Sagua la Grande, twenty-five miles from the mouth of the river of that name, is almost wholly a sugar town. It has a population of 14,000, and is the northern terminus of the Havana Railway system. Its seaport is La Isabela, with a poor harbour; and its exports in 1895 reached nearly $5,000,000—with a great falling off since, as it has suffered as much as any town in the Island from the insurrection. As an indication of this it may be said that immediately before the insurrection there were 23,500 cattle, 4500 horses, 4000 hogs, 700 sheep, and 450 mules in the Sagua district, practically all of which have been destroyed or stolen. Sagua has an ice plant whose product has sold at $3 per hundredweight. The railway from Sagua to Cienfuegos marks the boundary between the western and eastern districts of Cuba.

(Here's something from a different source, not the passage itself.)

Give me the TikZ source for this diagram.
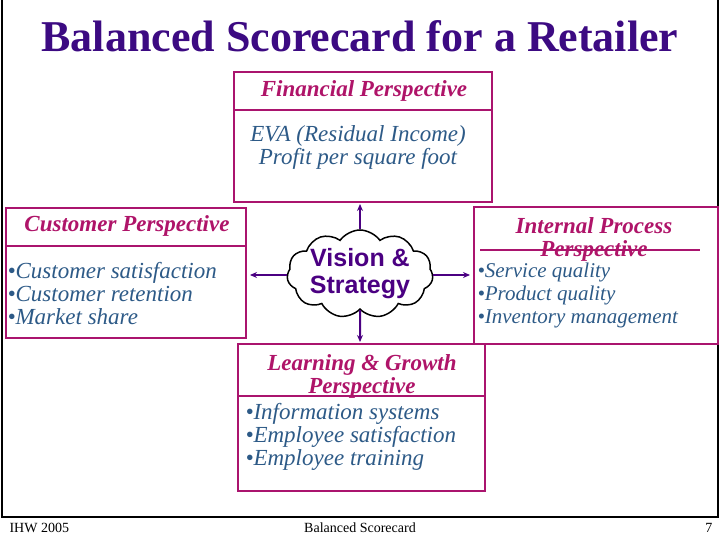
\documentclass[tikz,border=0pt]{standalone}
\usepackage{fontspec}
\setmainfont{Liberation Serif}
\newfontfamily\sansfont{Liberation Sans}
\usetikzlibrary{shapes.symbols, arrows.meta}
\definecolor{titlepurple}{RGB}{60,10,130}
\definecolor{boxmagenta}{RGB}{170,20,110}
\definecolor{headmagenta}{RGB}{175,20,105}
\definecolor{bodyblue}{RGB}{45,90,135}
\definecolor{visionpurple}{RGB}{75,0,130}
\begin{document}
\begin{tikzpicture}[x=1pt, y=-1pt]
			\tikzset{boite/.style={draw=boxmagenta, line width=1.4pt}, entete/.style={font=\fontsize{23}{23}\selectfont\bfseries\itshape, text=headmagenta, align=center}, corps/.style={font=\fontsize{23}{23}\selectfont\itshape, text=bodyblue, align=left}, fleche/.style={-{Stealth[length=7pt,width=6pt]}, draw=visionpurple, line width=2pt}};

			\useasboundingbox (0,0) rectangle (720,540);
			\draw[line width=1.4pt] (2,0) -- (2,517) -- (718,517) -- (718,0);

			\node[font=\fontsize{44}{48}\selectfont\bfseries, text=titlepurple] (titre) at (360,36) {Balanced Scorecard for a Retailer};

			% boites
			\draw[boite] (234,72) rectangle (492,202);
			\draw[boite] (234,110) -- (492,110);
			\draw[boite] (6,208) rectangle (246,338);
			\draw[boite] (6,246) -- (246,246);
			\draw[boite] (474,207) rectangle (718,344);
			\draw[boite] (480,250) -- (700,250);
			\draw[boite] (238,344) rectangle (485,491);
			\draw[boite] (238,396) -- (485,396);

			\node[entete] (fin) at (364,91) {Financial Perspective};
			\node[corps, align=center] (fincorps) at (358,147) {EVA (Residual Income)\\Profit per square foot};
			\node[entete] (cli) at (127,226) {Customer Perspective};
			\node[corps, anchor=west] (clicorps) at (4,294) {\textbullet Customer satisfaction\\\textbullet Customer retention\\\textbullet Market share};
			\node[entete, text depth=0pt] (int) at (594,237) {Internal Process\\Perspective};
			\node[corps, font=\fontsize{21}{23}\selectfont\itshape, anchor=west] (intcorps) at (474,295) {\textbullet Service quality\\\textbullet Product quality\\\textbullet Inventory management};
			\node[entete] (app) at (362,376) {Learning \& Growth\\Perspective};
			\node[corps, anchor=west] (appcorps) at (242,437) {\textbullet Information systems\\\textbullet Employee satisfaction\\\textbullet Employee training};

			% nuage
			\node[cloud, draw=black, line width=1.5pt, fill=white, cloud puffs=11, cloud puff arc=110, aspect=1.7, inner sep=-10pt, minimum width=146pt, minimum height=88pt, font=\sansfont\bfseries\fontsize{25}{27}\selectfont, text=visionpurple, align=center] (vision) at (360,274) {Vision \&\\Strategy};

			\coordinate (haut) at (360,204);
			\coordinate (gauche) at (250,275);
			\coordinate (droite) at (470,275);
			\coordinate (bas) at (360,342);
			\draw[fleche] (vision.north) -- (haut);
			\draw[fleche] (vision.west |- gauche) -- (gauche);
			\draw[fleche] (vision.east |- droite) -- (droite);
			\draw[fleche] (vision.south) -- (bas);

			\node[font=\fontsize{14}{16}\selectfont, anchor=west] (pied1) at (6,528) {IHW 2005};
			\node[font=\fontsize{14}{16}\selectfont] (pied2) at (360,528) {Balanced Scorecard};
			\node[font=\fontsize{14}{16}\selectfont, anchor=east] (pied3) at (716,528) {7};

		\end{tikzpicture}
\end{document}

Caibarien is another nineteenth-century town, having been founded in 1822. Its houses are of brick, and its warehouses of recent styles of architecture. Its population is fifty-five hundred, and it is said to be not unhealthful, though its general level is not much more than ten feet above the sea, and the country is swampy. Its chief industry is sugar, although recently an active business in sponges has grown up, principally of local consumption, the annual value approaching half a million of dollars. The harbour is extensive, but shallow and poor. A railway extends to San Andres, twenty-eight and one-half miles in the interior. Some waggon roads, unusually good for Cuba, connect it with various sugar estates. The future possibilities of Caibarien are numerous and great.